The derived statistics framework also employs several techniques for dealing with stale statistics, including comparing cardinality estimates obtained from a dynamic AMP sample with the statistics stored in the relevant interval histogram, and bidirectional inheritance of statistics between a base table and its supporting indexes, using whichever set has the more recent collection timestamp. See Statistical Inheritance by Hash and Join Indexes.

For more information about stale statistics, see Using Derived Statistics to Compensate for Stale Statistics.

Bidirectional inheritance is the term used to describe how base tables and their underlying indexes are able to inherit and use existing statistics from one another when either database object in an index-table pair has no existing interval histogram statistics.

If both database objects have existing interval histogram statistics, the Optimizer assumes that the more recently collected statistics are the more accurate, so it uses the set with the more recent collection timestamp.

Derived Statistics Flow

The following table and join index definitions are used for the query that illustrates the flow of derived statistics usage by the Optimizer to generate more accurate cardinality estimates:

CREATE TABLE t2 (
  a2 INTEGER PRIMARY KEY,
  b2 INTEGER,
  c2 CHARACTER(1) CHECK (c2 IN ('M', 'F')),
  d2 DATE);

CREATE TABLE t3 (
  a3 INTEGER,
  b3 INTEGER,
  c3 CHARACTER(5),
  d3 INTEGER);

CREATE JOIN INDEX ji_t1 AS
  SELECT a1, d1
  FROM t1
  WHERE b1 > 10
  AND   c1 = 'Teradata');

CREATE JOIN INDEX aji_t3 AS
  SELECT a3, d3, COUNT(*)
  FROM t3
  WHERE b3 < 100
  GROUP BY 1,2);

Given these table and join index definitions, the flow chart that follows later in this topic shows how the Optimizer uses derived statistics to more accurately estimate cardinalities for the following query:

SELECT *
FROM t1, t2, t3
WHERE b1 > 10
AND   c1 = ‘Teradata’
AND   b3 < 50
AND   d1 = d2
AND   a2 = a3
AND   d2 = d3;

The stages of deriving various statistics for this query are as follows:

  1. Refine and derive base table statistics using join index statistics.
  2. Join tables t1 and t2, consuming the term d1=d2 and producing the interim join relation R1.

    d1 and d2 are then merged into an EquiSet (see Using Join Predicate Redundancy to Derive Column Demographics After Each Binary Join), which takes the smaller of the 2 unique values cardinalities as MIN(200,1500), or 200.

    The entries for d1 and d2 are then removed from the derived statistics set.
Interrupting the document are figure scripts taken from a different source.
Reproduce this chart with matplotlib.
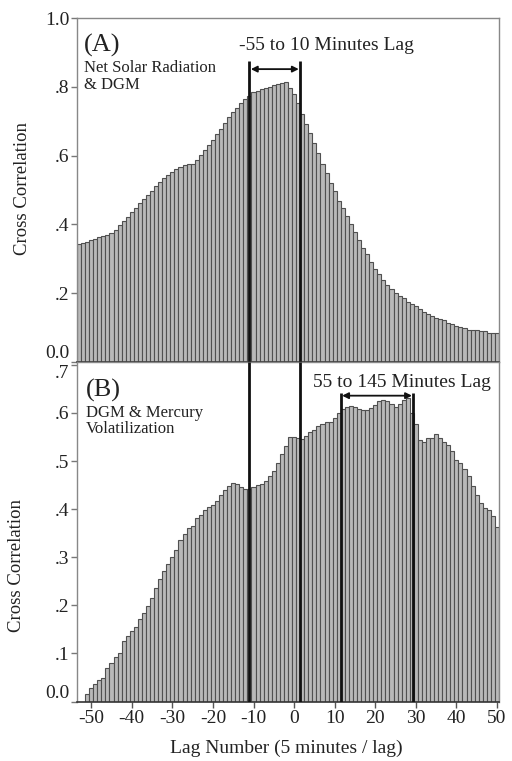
import matplotlib
matplotlib.use("Agg")
import matplotlib.pyplot as plt
import numpy as np

plt.rcParams['font.family'] = ['Liberation Serif', 'DejaVu Serif']
plt.rcParams['axes.unicode_minus'] = False

# (A) Net solar radiation & DGM, lags -53 .. 50
lags_a = np.arange(-53, 51)
corr_a = [
    0.343, 0.347, 0.350, 0.354, 0.358, 0.362, 0.366, 0.368, 0.376, 0.384,
    0.397, 0.411, 0.422, 0.436, 0.449, 0.461, 0.474, 0.484, 0.498, 0.511,
    0.523, 0.535, 0.544, 0.552, 0.560, 0.566, 0.572, 0.575, 0.577, 0.587,
    0.601, 0.616, 0.632, 0.647, 0.663, 0.678, 0.696, 0.713, 0.727, 0.740,
    0.754, 0.766, 0.774, 0.786, 0.789, 0.793, 0.797, 0.800, 0.805, 0.808,
    0.812, 0.815, 0.796, 0.779, 0.752, 0.720, 0.691, 0.665, 0.636, 0.609,
    0.576, 0.549, 0.520, 0.498, 0.469, 0.447, 0.424, 0.401, 0.379, 0.355,
    0.330, 0.314, 0.289, 0.269, 0.256, 0.238, 0.224, 0.211, 0.200, 0.190,
    0.185, 0.175, 0.169, 0.161, 0.153, 0.146, 0.140, 0.132, 0.128, 0.124,
    0.120, 0.114, 0.110, 0.105, 0.101, 0.097, 0.093, 0.091, 0.091, 0.090,
    0.088, 0.085, 0.085, 0.083,
]

# (B) DGM & mercury volatilization, lags -51 .. 50
lags_b = np.arange(-51, 51)
corr_b = [
    0.016, 0.029, 0.037, 0.045, 0.050, 0.069, 0.080, 0.092, 0.102, 0.127,
    0.136, 0.147, 0.156, 0.172, 0.184, 0.199, 0.215, 0.237, 0.254, 0.272,
    0.286, 0.301, 0.315, 0.335, 0.348, 0.360, 0.366, 0.381, 0.388, 0.398,
    0.404, 0.409, 0.418, 0.429, 0.439, 0.448, 0.455, 0.452, 0.446, 0.442,
    0.443, 0.447, 0.450, 0.452, 0.459, 0.469, 0.480, 0.497, 0.514, 0.531,
    0.551, 0.551, 0.549, 0.545, 0.552, 0.560, 0.565, 0.572, 0.578, 0.582,
    0.582, 0.589, 0.599, 0.608, 0.613, 0.615, 0.612, 0.608, 0.606, 0.606,
    0.610, 0.617, 0.624, 0.626, 0.624, 0.619, 0.613, 0.619, 0.628, 0.631,
    0.600, 0.578, 0.544, 0.540, 0.547, 0.547, 0.556, 0.549, 0.540, 0.534,
    0.520, 0.502, 0.495, 0.483, 0.468, 0.448, 0.430, 0.412, 0.402, 0.398,
    0.386, 0.364,
]

lag_window_a = (-11, 1.5)      # -55 to 10 minutes
lag_window_b = (11.5, 29.4)    # 55 to 145 minutes

yticks_a = [0.0, 0.2, 0.4, 0.6, 0.8, 1.0]
ylabels_a = ["0.0", ".2", ".4", ".6", ".8", "1.0"]
yticks_b = [0.0, 0.1, 0.2, 0.3, 0.4, 0.5, 0.6, 0.7]
ylabels_b = ["0.0", ".1", ".2", ".3", ".4", ".5", ".6", ".7"]
xticks = np.arange(-50, 51, 10)

W, H = 512, 761
fig = plt.figure(figsize=(W / 100, H / 100), dpi=100)
axA = fig.add_axes([77 / W, 1 - 361.7 / H, 422 / W, 343.4 / H])
axB = fig.add_axes([77 / W, 1 - 701.6 / H, 422 / W, (701.6 - 362) / H])

bar_kw = dict(width=1.0, color='#b9b9b9', edgecolor='#505050', linewidth=0.8, zorder=1)
axA.bar(lags_a, corr_a, **bar_kw)
axB.bar(lags_b, corr_b, **bar_kw)

for ax in (axA, axB):
    ax.set_xlim(-53.5, 50.5)
    for s in ('left', 'top', 'right'):
        ax.spines[s].set_color('#888888')
        ax.spines[s].set_linewidth(1.0)
    ax.spines['bottom'].set_color('#333333')
    ax.spines['bottom'].set_linewidth(1.2)
    ax.tick_params(axis='y', direction='out', length=4, width=1, color='#777777',
                   labelsize=14, pad=1.5, labelcolor='#222222')

axA.set_ylim(0, 1.0)
axB.set_ylim(0, 0.706)
axA.set_yticks(yticks_a, ylabels_a)
axB.set_yticks(yticks_b, ylabels_b)
axA.get_yticklabels()[0].set_va('bottom')
axB.get_yticklabels()[0].set_va('bottom')
axB.get_yticklabels()[-1].set_va('top')

axA.set_xticks([])
axB.set_xticks(xticks)
axB.tick_params(axis='x', direction='out', length=4, width=1, color='#555555',
                labelsize=14, pad=2, labelcolor='#222222')

# lag window markers
line_kw = dict(color='#111111', linewidth=2.0, zorder=3)
axA.vlines(lag_window_a, 0, 0.876, **line_kw)
axB.vlines(lag_window_a, 0, 0.706, **line_kw)
axB.vlines(lag_window_b, 0, 0.642, **line_kw)

arrow_kw = dict(arrowstyle='<|-|>', color='#111111', lw=1.3, mutation_scale=9,
                shrinkA=1, shrinkB=1)
axA.annotate('', xy=(lag_window_a[1], 0.852), xytext=(lag_window_a[0], 0.852),
             arrowprops=arrow_kw)
axB.annotate('', xy=(lag_window_b[1], 0.636), xytext=(lag_window_b[0], 0.636),
             arrowprops=arrow_kw)

txt = '#222222'
axA.text(0.59, 0.922, "-55 to 10 Minutes Lag", transform=axA.transAxes,
         ha='center', va='center', fontsize=14, color=txt)
axB.text(0.771, 0.939, "55 to 145 Minutes Lag", transform=axB.transAxes,
         ha='center', va='center', fontsize=14, color=txt)

axA.text(0.017, 0.922, "(A)", transform=axA.transAxes, ha='left', va='center',
         fontsize=19, color=txt)
axA.text(0.017, 0.8305, "Net Solar Radiation\n& DGM", transform=axA.transAxes,
         ha='left', va='center', fontsize=12, color=txt, linespacing=1.1)
axB.text(0.021, 0.9176, "(B)", transform=axB.transAxes, ha='left', va='center',
         fontsize=19, color=txt)
axB.text(0.021, 0.826, "DGM & Mercury\nVolatilization", transform=axB.transAxes,
         ha='left', va='center', fontsize=12, color=txt, linespacing=1.05)

fig.text(22.5 / W, 1 - 188.5 / H, "Cross Correlation", rotation=90,
         ha='center', va='center', fontsize=13.5, color=txt)
fig.text(16.5 / W, 1 - 565 / H, "Cross Correlation", rotation=90,
         ha='center', va='center', fontsize=13.5, color=txt)
fig.text(286 / W, 1 - 748 / H, "Lag Number (5 minutes / lag)",
         ha='center', va='center', fontsize=14, color=txt)

fig.savefig("out.png", dpi=100)
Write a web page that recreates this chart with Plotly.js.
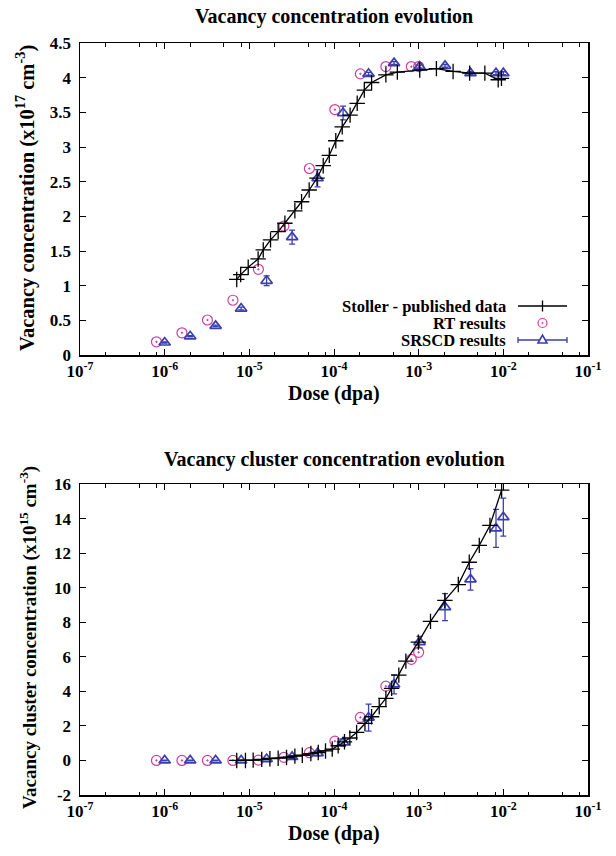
<!DOCTYPE html>
<html><head><meta charset="utf-8">
<script src="https://cdn.plot.ly/plotly-3.0.1.min.js"></script>
<style>html,body{margin:0;padding:0;background:#fff}#chart{width:616px;height:856px}</style>
</head><body><div id="chart"></div>
<script>
// ---------- Data: top panel (vacancy concentration, x1e17 cm^-3) ----------
const topStollerDose = [7.1e-6,7.9e-6,9.7e-6,1.27e-5,1.46e-5,1.78e-5,2.19e-5,2.63e-5,3.45e-5,4.14e-5,5.09e-5,6.3e-5,7.46e-5,8.8e-5,1.05e-4,1.25e-4,1.55e-4,1.88e-4,2.28e-4,2.78e-4,4.1e-4,5.6e-4,1.03e-3,1.62e-3,2.55e-3,4.0e-3,6.05e-3,8.7e-3,9.5e-3];
const topStollerVal  = [1.09,1.16,1.265,1.385,1.515,1.66,1.78,1.90,2.08,2.21,2.38,2.55,2.73,2.88,3.09,3.29,3.46,3.63,3.82,3.93,4.04,4.08,4.11,4.13,4.09,4.065,4.065,3.97,3.99];
const rtDose = [8e-7,1.6e-6,3.2e-6,6.4e-6,1.28e-5,2.56e-5,5.12e-5,1.024e-4,2.048e-4,4.096e-4,8.192e-4,1e-3];
const topRtVal = [0.19,0.32,0.505,0.79,1.236,1.86,2.69,3.54,4.055,4.16,4.16,4.16];
const srscdDose = [1e-6,2e-6,4e-6,8e-6,1.6e-5,3.2e-5,6.4e-5,1.28e-4,2.56e-4,5.12e-4,1.024e-3,2.048e-3,4.096e-3,8.192e-3,1e-2];
const topSrscdVal = [0.18,0.27,0.42,0.67,1.07,1.70,2.55,3.49,4.055,4.21,4.16,4.17,4.065,4.065,4.065];
const topSrscdErr = [0.01,0.01,0.01,0.02,0.07,0.1,0.125,0.1,0.02,0.02,0.02,0.02,0.02,0.02,0.02];

// ---------- Data: bottom panel (vacancy cluster concentration, x1e15 cm^-3) ----------
const botStollerDose = [7.1e-6,9.0e-6,1.11e-5,1.40e-5,1.75e-5,2.19e-5,2.75e-5,3.45e-5,4.22e-5,5.33e-5,6.52e-5,7.94e-5,9.53e-5,1.12e-4,1.33e-4,1.54e-4,1.85e-4,2.32e-4,2.78e-4,3.42e-4,4.10e-4,4.79e-4,5.83e-4,7.06e-4,9.91e-4,1.38e-3,2.04e-3,2.94e-3,3.96e-3,5.20e-3,6.95e-3,9.55e-3];
const botStollerVal  = [0.0,0.0,0.02,0.06,0.10,0.13,0.17,0.25,0.30,0.40,0.46,0.55,0.66,0.85,1.08,1.30,1.62,2.14,2.53,3.11,3.59,4.17,4.94,5.75,6.85,8.05,9.26,10.18,11.47,12.45,13.6,15.65];
const botRtVal = [0,0,0,0,0.02,0.18,0.45,1.12,2.49,4.3,5.85,6.26];
const botSrscdVal = [0,0,0,0,0.08,0.2,0.42,1.05,2.48,4.4,6.85,8.87,10.48,13.43,14.08];
const botSrscdErr = [0.02,0.02,0.02,0.02,0.05,0.08,0.15,0.2,0.78,0.55,0.33,0.78,0.62,1.1,1.1];

// ---------- Tick labels ----------
const decadeVals = [1e-7,1e-6,1e-5,1e-4,1e-3,1e-2,1e-1];
const decadeText = ['10<sup>-7</sup>','10<sup>-6</sup>','10<sup>-5</sup>','10<sup>-4</sup>','10<sup>-3</sup>','10<sup>-2</sup>','10<sup>-1</sup>'];
const minorVals = [2e-7,5e-7,8e-7,2e-6,5e-6,8e-6,2e-5,5e-5,8e-5,2e-4,5e-4,8e-4,2e-3,5e-3,8e-3,2e-2,5e-2,8e-2];
const topYVals = [0,0.5,1,1.5,2,2.5,3,3.5,4,4.5];
const topYText = ['0','0.5','1','1.5','2','2.5','3','3.5','4','4.5'];
const botYVals = [-2,0,2,4,6,8,10,12,14,16];
const botYText = ['-2','0','2','4','6','8','10','12','14','16'];

const FONT = 'Liberation Serif';
const PINK = '#cf3f9f';
const BLUE = '#3a3fae';

function xax(anchor){
  return {type:'log', range:[-7,-1], domain:[0,1], anchor:anchor,
    tickmode:'array', tickvals:decadeVals, ticktext:decadeText,
    ticks:'inside', ticklen:6, tickwidth:1, tickcolor:'#000',
    minor:{tickmode:'array', tickvals:minorVals, ticks:'inside', ticklen:3.5, tickwidth:1, tickcolor:'#000'},
    showline:true, linewidth:1.5, linecolor:'#000', mirror:'allticks',
    showgrid:false, zeroline:false, fixedrange:true,
    tickfont:{family:FONT, size:17, color:'#000', weight:'bold'}};
}
function yax(anchor, domain, range, vals, text){
  return {anchor:anchor, domain:domain, range:range,
    tickmode:'array', tickvals:vals, ticktext:text,
    ticks:'inside', ticklen:6, tickwidth:1, tickcolor:'#000',
    showline:true, linewidth:1.5, linecolor:'#000', mirror:'allticks',
    showgrid:false, zeroline:false, fixedrange:true, ticklabelstandoff:4,
    tickfont:{family:FONT, size:17, color:'#000', weight:'bold'}};
}

function stoller(x,y,xa,ya){
  return {x:x, y:y, xaxis:xa, yaxis:ya, mode:'lines+markers', showlegend:false,
    line:{color:'#000', width:1.3},
    marker:{symbol:'cross-thin-open', size:11, color:'#000', line:{color:'#000', width:1.3}}};
}
function rt(x,y,xa,ya){
  return {x:x, y:y, xaxis:xa, yaxis:ya, mode:'markers', showlegend:false,
    marker:{symbol:'circle-open-dot', size:10, color:PINK, line:{color:PINK, width:1.2}}};
}
function srscd(x,y,e,xa,ya){
  return {x:x, y:y, xaxis:xa, yaxis:ya, mode:'markers', showlegend:false,
    error_y:{type:'data', array:e, visible:true, color:BLUE, thickness:1.3, width:3},
    marker:{symbol:'triangle-up-open', size:10, color:BLUE, line:{color:BLUE, width:1.7}}};
}

const data = [
  rt(rtDose, topRtVal, 'x', 'y'),
  srscd(srscdDose, topSrscdVal, topSrscdErr, 'x', 'y'),
  stoller(topStollerDose, topStollerVal, 'x', 'y'),
  rt(rtDose, botRtVal, 'x2', 'y2'),
  srscd(srscdDose, botSrscdVal, botSrscdErr, 'x2', 'y2'),
  stoller(botStollerDose, botStollerVal, 'x2', 'y2')
];

// paper y of a pixel row (plot area spans px 43..795)
function py(p){ return (795 - p) / 752; }
function px(p){ return (p - 80) / 508; }

const ann = [];
function txt(text, x, y, size, opts){
  ann.push(Object.assign({text:'<b>'+text+'</b>', x:x, y:y, xref:'paper', yref:'paper',
    showarrow:false, xanchor:'center', yanchor:'middle',
    font:{family:FONT, size:size, color:'#000'}}, opts||{}));
}
txt('Vacancy concentration evolution', 0.5, py(16), 20);
txt('Vacancy cluster concentration evolution', 0.5, py(459), 20);
txt('Dose (dpa)', 0.5, py(393), 20);
txt('Dose (dpa)', 0.5, py(833), 20);
txt('Vacancy concentration (x10<sup>17</sup> cm<sup>-3</sup>)', px(26), py(198), 20.5, {textangle:-90});
txt('Vacancy cluster concentration (x10<sup>15</sup> cm<sup>-3</sup>)', px(28), py(638), 19, {textangle:-90});
// legend text
txt('Stoller - published data', px(508), py(306), 16.5, {xanchor:'right'});
txt('RT results', px(508), py(323), 16.5, {xanchor:'right'});
txt('SRSCD results', px(508), py(340), 16.5, {xanchor:'right'});

const lx0 = px(518), lx1 = px(567), lxc = px(542.5);
const shapes = [
  // Stoller legend sample
  {type:'line', xref:'paper', yref:'paper', x0:lx0, x1:lx1, y0:py(306), y1:py(306), line:{color:'#000', width:1.3}},
  {type:'line', xref:'paper', yref:'paper', x0:lxc, x1:lxc, ysizemode:'pixel', yanchor:py(306), y0:-5.5, y1:5.5, line:{color:'#000', width:1.3}},
  // RT legend sample
  {type:'circle', xref:'paper', yref:'paper', xsizemode:'pixel', ysizemode:'pixel', xanchor:lxc, yanchor:py(323), x0:-4.5, x1:4.5, y0:-4.5, y1:4.5, line:{color:PINK, width:1.2}},
  {type:'circle', xref:'paper', yref:'paper', xsizemode:'pixel', ysizemode:'pixel', xanchor:lxc, yanchor:py(323), x0:-0.8, x1:0.8, y0:-0.8, y1:0.8, fillcolor:PINK, line:{color:PINK, width:0.5}},
  // SRSCD legend sample
  {type:'line', xref:'paper', yref:'paper', x0:lx0, x1:lx1, y0:py(340), y1:py(340), line:{color:BLUE, width:1.3}},
  {type:'line', xref:'paper', yref:'paper', x0:lx0, x1:lx0, ysizemode:'pixel', yanchor:py(340), y0:-3, y1:3, line:{color:BLUE, width:1.3}},
  {type:'line', xref:'paper', yref:'paper', x0:lx1, x1:lx1, ysizemode:'pixel', yanchor:py(340), y0:-3, y1:3, line:{color:BLUE, width:1.3}},
  {type:'path', xref:'paper', yref:'paper', xsizemode:'pixel', ysizemode:'pixel', xanchor:lxc, yanchor:py(340),
    path:'M-4.5,-3 L4.5,-3 L0,4.8 Z', fillcolor:'#fff', line:{color:BLUE, width:1.6}}
];

const layout = {
  width:616, height:856,
  margin:{l:80, r:28, t:43, b:61},
  paper_bgcolor:'#fff', plot_bgcolor:'#fff',
  showlegend:false,
  xaxis: xax('y'),
  yaxis: yax('x', [py(355), 1], [0,4.5], topYVals, topYText),
  xaxis2: xax('y2'),
  yaxis2: yax('x2', [0, py(484)], [-2,16], botYVals, botYText),
  annotations: ann,
  shapes: shapes,
  font:{family:FONT, color:'#000'}
};

Plotly.newPlot('chart', data, layout, {staticPlot:true, displayModeBar:false});
</script>
</body></html>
  3. Join table t3 with the interim join relation R1, consuming the terms a2=a3 and d2=d3 and producing the following set of derived statistics cardinalities for join relation R2.
R2  
            Column Set Number of Unique Values
(b1)                  1000
(c1)                  2000
(d1, d2, d3)                    200
(a2, a3)                    100
(a2, d2)                    600
(a3, d3)                    600

Table representation of derived statistics

Column Heading Represents
Col the column set for which the number of unique values is derived by the derived statistics subsystem.
NUV the number of unique values for a column set as derived by the derived statistics subsystem.